The legend of CM Punk
Watch any WWE programming from 2014-present and fan chants of “CM Punk” are common. It’s a catch-cry for fans decrying what they’re seeing in the ring, voicing their displeasure with management by cheering for a man who hated Vince McMahon and the entire WWE corporate structure.
Fans desperately wanted Punk to return, to “save” the company from perceived mismanagement. It got so pronounced that WWE commonly muted crowd microphones to lessen the impact of CM Punk chants.
Then, it 2019 it seemed there might be amends. Punk returned to co-host WWE Backstage, a studio program on FOX. Many fans saw it as a sign Punk was returning, but it wasn’t to be.
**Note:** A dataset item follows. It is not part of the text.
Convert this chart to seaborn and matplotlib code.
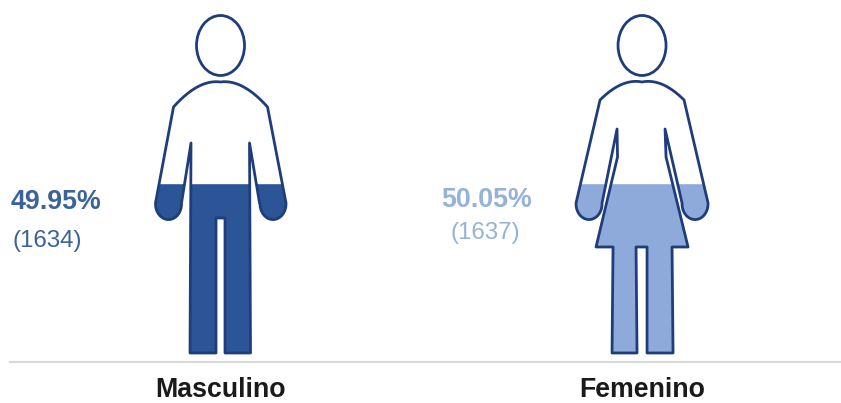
import matplotlib
matplotlib.use("Agg")
import matplotlib.pyplot as plt
from matplotlib.path import Path
from matplotlib.patches import Ellipse, PathPatch
from matplotlib.transforms import Affine2D
import numpy as np
import pandas as pd
import seaborn as sns

categories = ["Masculino", "Femenino"]
percent = [49.95, 50.05]
counts = [1634, 1637]
colors = ["#2b5597", "#8eaadb"]
text_colors = ["#3a6499", "#95b3d7"]
outline = "#1f3d7a"

sns.set_style("white")
plt.rcParams["font.family"] = ["Liberation Sans", "DejaVu Sans"]


def arm_cap(cx, r=13, y=149):
    # lower half of a hand, left to right
    a = np.linspace(np.pi, 2 * np.pi, 20)
    return [(cx + r * np.cos(t), y + r * 1.2 * np.sin(t)) for t in a]


def both_shoulders(w, h, cw, ch):
    # curve from the top of the neck out to each shoulder corner
    t = np.linspace(0, 1, 16)
    xs = (1 - t) ** 2 * -w + 2 * t * (1 - t) * -cw
    ys = (1 - t) ** 2 * h + 2 * t * (1 - t) * ch + t ** 2 * 271
    left = list(zip(xs[::-1], ys[::-1]))
    right = list(zip(-xs[:-1], ys[:-1]))
    return left, right


# silhouettes, px relative to (center, feet), y going up
m_left, m_right = both_shoulders(47, 246, 22, 274)
man = m_left + [(-65, 150)] + arm_cap(-52) + [
    (-39, 150), (-29.5, 210), (-30.5, 0), (-4.5, 0), (-4.5, 135), (4.5, 135),
    (4.5, 0), (30, 0), (29, 210), (39, 150)] + arm_cap(52.5) + [(65.5, 150)] + m_right

w_left, w_right = both_shoulders(42, 253, 20, 275)
woman = w_left + [(-66, 150)] + arm_cap(-53) + [
    (-40, 150), (-25, 224), (-24.5, 196), (-46, 106), (-29, 106), (-30, 0), (-5, 0), (-6, 106), (5, 106),
    (5, 0), (31, 0), (30, 106), (46, 106), (24, 196), (23, 224), (40, 150)] + arm_cap(53) + [(66, 150)] + w_right
shapes = [man, woman]

fig = plt.figure(figsize=(8.41, 4.03), dpi=100)
ax = fig.add_axes([10 / 841, (403 - 362) / 403, 831 / 841, 362 / 403])

df = pd.DataFrame({"sexo": categories, "pct": percent})
sns.barplot(data=df, x="sexo", y="pct", hue="sexo", palette=colors, width=0.4,
            legend=False, ax=ax, saturation=1)

ax.set_xlim(-0.4994, 1.472)
ax.set_ylim(-2.65, 103.82)
ax.set_xlabel("")
ax.set_ylabel("")
ax.set_yticks([])
ax.set_xticks([0, 1], categories, fontsize=19.3, fontweight="bold", color="#1a1a1a")
ax.tick_params(axis="x", length=0, pad=10.5)
for s in ["top", "left", "right"]:
    ax.spines[s].set_visible(False)
ax.spines["bottom"].set_color("#d9d9d9")
ax.spines["bottom"].set_linewidth(1.5)

for i, bar in enumerate(ax.patches[:2]):
    cx, base = ax.transData.transform((i, 0))
    tr = Affine2D().translate(cx, base)
    verts = shapes[i] + [shapes[i][0]]
    codes = [Path.MOVETO] + [Path.LINETO] * (len(verts) - 2) + [Path.CLOSEPOLY]
    sil = PathPatch(Path(verts, codes), transform=tr, facecolor="none",
                    edgecolor=outline, linewidth=2.0, joinstyle="round", zorder=4)
    ax.add_patch(sil)
    bar.set_clip_path(sil)
    ax.add_patch(Ellipse((0, 307.5), 48, 60, transform=tr, facecolor="none",
                         edgecolor=outline, linewidth=2.0, zorder=4))

fig.text(11 / 841, 1 - 202 / 403, f"{percent[0]:.2f}%", color=text_colors[0], fontsize=19.3,
         fontweight="bold", va="center")
fig.text(13 / 841, 1 - 241 / 403, f"({counts[0]})", color=text_colors[0], fontsize=17.4, va="center")
fig.text(441 / 841, 1 - 200 / 403, f"{percent[1]:.2f}%", color=text_colors[1], fontsize=19.3,
         fontweight="bold", va="center")
fig.text(451 / 841, 1 - 233 / 403, f"({counts[1]})", color=text_colors[1], fontsize=17.4, va="center")

fig.savefig("out.png", dpi=100)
The wrestler confirmed he would not be coming back to the ring.
What is being rumored right now?
Ever since its inception, All Elite Wrestling (AEW) has been mentioned as potential home for CM Punk. An opportunity away from WWE for him to return to mainstream wrestling, giving fans what they wanted for years, and the possibility he’d once again revolutionize the business.
Every time it was mentioned Punk would either not answer, sarcastically mock AEW, or write off the possibility all together. Then rumors started swirling that not only was Punk training to return to the ring, but it was going to happen in AEW.
Recently launching its second weekly show, the one-hour AEW Rampage, anticipation reached a fevered pitch when AEW made the choice to go big for its second week show. Traditionally a company that books smaller, more intimate arenas — AEW booked the United Center in Chicago, Punk’s home town, and branded the event “The First Dance.” Curiously at the same time, Punk posted the classic mid-90s Bulls introduction at the United Center on Instagram — solidifying in the minds of fans that Punk was coming.
AEW owner Tony Khan further built the event.
I’m betting that excitement from the most anticipated announcement in @AEW history at #AEWRampage The First Dance will build up through All Out on PPV. We’ll make new fans + we’ll welcome dormant wrestling households worldwide back into the fold; a new era in #AEW begins tomorrow
— Tony Khan (@TonyKhan) August 19, 2021
Now fans are ready. By every report CM Punk will debut tonight in Chicago and mark his return to professional wrestling for the first time in seven years. The anticipation is greater than ever, and unlike anything wrestling has seen in years.
No matter what happens next, things are about to get wild — and completely change the face of professional wrestling.